▶ [Stated goal] Report, as a bare number, how many lines hold "this".

▶ [Records for processing]
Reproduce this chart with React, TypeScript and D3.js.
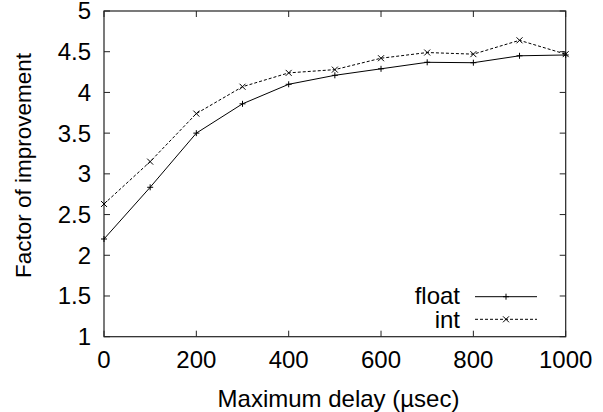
import React from "react";
import * as d3 from "d3";

const delays = [0, 100, 200, 300, 400, 500, 600, 700, 800, 900, 1000];
const floatVals = [2.2, 2.835, 3.5, 3.86, 4.1, 4.21, 4.29, 4.37, 4.365, 4.45, 4.46];
const intVals = [2.63, 3.15, 3.74, 4.07, 4.24, 4.28, 4.42, 4.49, 4.47, 4.64, 4.47];
const xTicks = [0, 200, 400, 600, 800, 1000];
const yTicks = [1, 1.5, 2, 2.5, 3, 3.5, 4, 4.5, 5];
const seriesNames = ["float", "int"];

const W = 603;
const H = 412;
const L = 104;
const R = 565.7;
const T = 11;
const B = 336.7;
const FONT = "'Liberation Sans', Arial, Helvetica, sans-serif";
const FS = 24;

export default function App() {
  const x = d3.scaleLinear().domain([0, 1000]).range([L, R]);
  const y = d3.scaleLinear().domain([1, 5]).range([B, T]);
  const line = d3
    .line<number>()
    .x((_, i) => x(delays[i]))
    .y((d) => y(d));
  const tk = 6;
  const frame = "#222";

  const plus = (cx: number, cy: number, k: string) => (
    <g key={k} stroke="#000" strokeWidth={1}>
      <line x1={cx - 3} x2={cx + 3} y1={cy} y2={cy} />
      <line x1={cx} x2={cx} y1={cy - 3} y2={cy + 3} />
    </g>
  );
  const cross = (cx: number, cy: number, k: string) => (
    <g key={k} stroke="#000" strokeWidth={1}>
      <line x1={cx - 3} x2={cx + 3} y1={cy - 3} y2={cy + 3} />
      <line x1={cx - 3} x2={cx + 3} y1={cy + 3} y2={cy - 3} />
    </g>
  );

  const legX1 = 475;
  const legX2 = 537;
  const legMid = (legX1 + legX2) / 2;

  return (
    <svg
      width={W}
      height={H}
      style={{ position: "absolute", left: 0, top: 0, background: "#fff" }}
      fontFamily={FONT}
    >
      <rect x={0} y={0} width={W} height={H} fill="#fff" />
      {yTicks.map((t) => (
        <g key={"y" + t} stroke={frame} strokeWidth={1}>
          <line x1={L} x2={L + tk} y1={y(t)} y2={y(t)} />
          <line x1={R} x2={R - tk} y1={y(t)} y2={y(t)} />
        </g>
      ))}
      {xTicks.map((t) => (
        <g key={"x" + t} stroke={frame} strokeWidth={1}>
          <line x1={x(t)} x2={x(t)} y1={B} y2={B - tk} />
          <line x1={x(t)} x2={x(t)} y1={T} y2={T + tk} />
        </g>
      ))}
      <rect x={L} y={T} width={R - L} height={B - T} fill="none" stroke={frame} strokeWidth={1.2} />
      {yTicks.map((t) => (
        <text key={"yl" + t} x={91} y={y(t) + 8.4} fontSize={FS} textAnchor="end" fill="#000">
          {String(t)}
        </text>
      ))}
      {xTicks.map((t) => (
        <text key={"xl" + t} x={x(t)} y={368.3} fontSize={FS} textAnchor="middle" fill="#000">
          {String(t)}
        </text>
      ))}
      <text x={338.5} y={406.5} fontSize={FS} textAnchor="middle" fill="#000">
        Maximum delay (µsec)
      </text>
      <text
        transform={`translate(30.5,165.5) rotate(-90)`}
        fontSize={22.5}
        textAnchor="middle"
        fill="#000"
      >
        Factor of improvement
      </text>
      <path d={line(floatVals) || ""} fill="none" stroke="#000" strokeWidth={1} />
      <path d={line(intVals) || ""} fill="none" stroke="#000" strokeWidth={1} strokeDasharray="3,2" />
      {floatVals.map((v, i) => plus(x(delays[i]), y(v), "fp" + i))}
      {intVals.map((v, i) => cross(x(delays[i]), y(v), "ip" + i))}
      <text x={460} y={304} fontSize={FS} textAnchor="end" fill="#000">
        {seriesNames[0]}
      </text>
      <line x1={legX1} x2={legX2} y1={296.7} y2={296.7} stroke="#000" strokeWidth={1} />
      {plus(legMid, 296.7, "lp")}
      <text x={460} y={328.3} fontSize={FS} textAnchor="end" fill="#000">
        {seriesNames[1]}
      </text>
      <line x1={legX1} x2={legX2} y1={319.3} y2={319.3} stroke="#000" strokeWidth={1} strokeDasharray="3,2" />
      {cross(legMid, 319.3, "lc")}
    </svg>
  );
}
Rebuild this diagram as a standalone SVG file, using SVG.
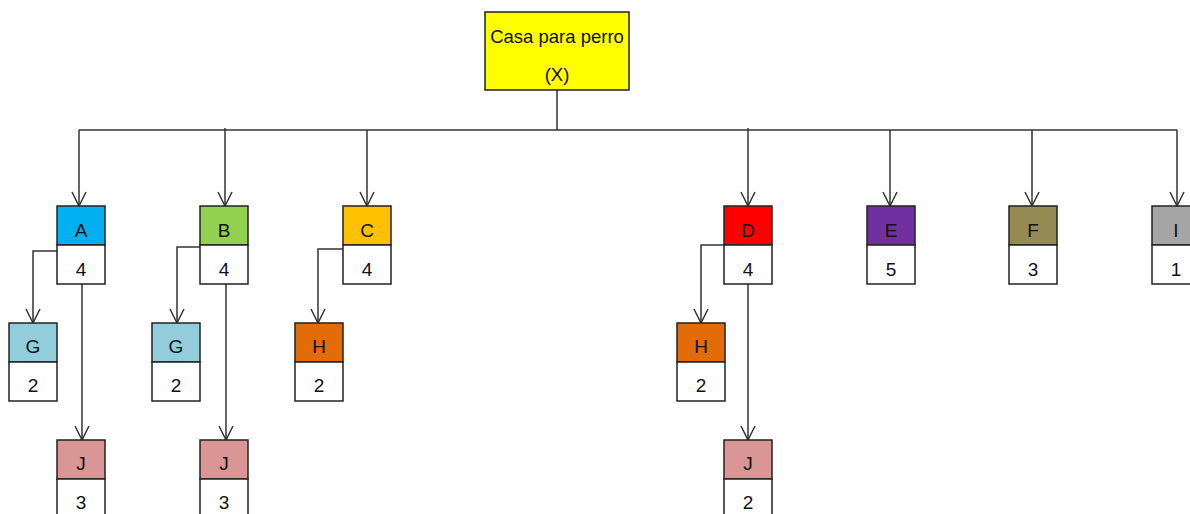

▶ [Answer to the task] 2